Every child is precious and an important asset to any society and is the most valued resource of any nation. The first 1,000 days of life and the subsequent early childhood years (0-8 years) are considered an important “Window of Opportunity” for the development of any child and that is why 11 out of 17 Sustainable Development Goals (SDGs) have been clearly linked with early childhood globally. Early Childhood Education in these golden years brings innumerable gains for an individual, including health, less high-risk behavior, and increased productivity which leads to higher future incomes.
MAKING THE ‘RIGHT START’
Early childhood education plays an important role in the neurological development of young children. Researchers believe 90 percent of a child’s brain develops by age 5 and the neurological development during the first five years of life greatly depends on learning and stimulation that occurs during these years of life.
Such stimulation makes certain types of learning possible when the child begins school. It also augments the child’s neural pathways that are responsible for social, emotional, and intellectual development. Early childhood education, therefore, capitalises on a vast array of kinaesthetic, tactile, auditory, and olfactory activities that stimulate a child’s brain to develop to its full potential.
Early childhood education provides an opportunity to ensure that all children who are getting into school are “Ready to Learn” in the right way.
It equips young children with physical well-being, psychomotor skills, social competence, language ability, and other skills needed for successful school adjustment and ensures that the young children enter school healthy and ready to succeed.
They will experience less stress and anxiety because early childhood education prepares them for the upcoming school year, ensuring a smooth transition to school education.
NEP UNLOCKS THE POTENTIAL OF ECCE
Surprisingly, The Right to Education Act (2009), does not include children below 6 years under its umbrella, but states that “with a view to prepare children above the age of three years for elementary education and to provide early childhood care and education for all children until they complete the age of six years, the appropriate Government may make necessary arrangement for providing free pre-school education for such children”.
The 12th Five-Year Plan also acknowledged the importance of Early Childhood Education and in the year 2013, the government of India approved the National Early Childhood Care and Education (ECCE) Policy which also includes the National Curriculum Framework and Quality Standards for ECCE.
However, the policy never came to practice. Recently the New Education Policy (2020), unlocks the potential and acknowledges the importance of Early childhood Education for children from 0-8 years of age.
As per the 2011 census, children in the age group of 0-6 years constitute around 158 million population of India.
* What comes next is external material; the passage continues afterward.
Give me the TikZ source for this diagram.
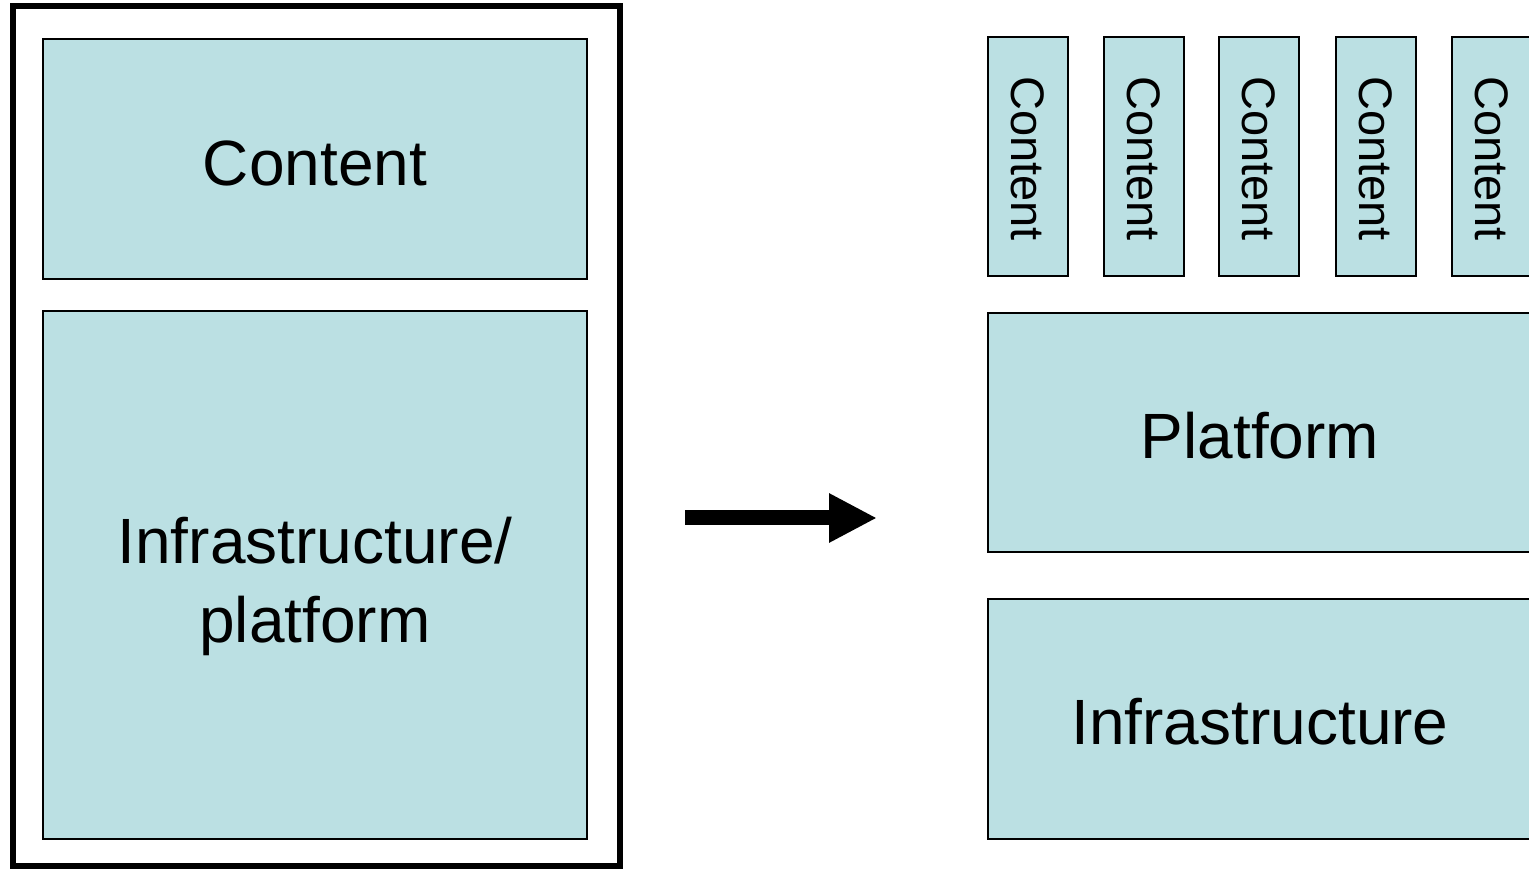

Both equitable access and quality provisioning of early childhood education have been the focus of our recent New Education Policy (2020).
The conclusions drawn from most research indicate about early childhood education are that there are greater benefits and returns and provide a strong base for lifelong learning and learning abilities, including cognitive and social development.
Nobel laureate James Heckman’s STUDY suggests “PRESCHOOL EDUCATION CAN BENEFIT GENERATIONS OF FAMILIES”, and ‘investing in quality early childhood development from birth to five will be The Right Start for lifelong development of children and their families.
The actual economic return on investment could range from anything between 10 percent to 13percent per child per annum, however, do we know how much financing is required to secure this return on investment for children?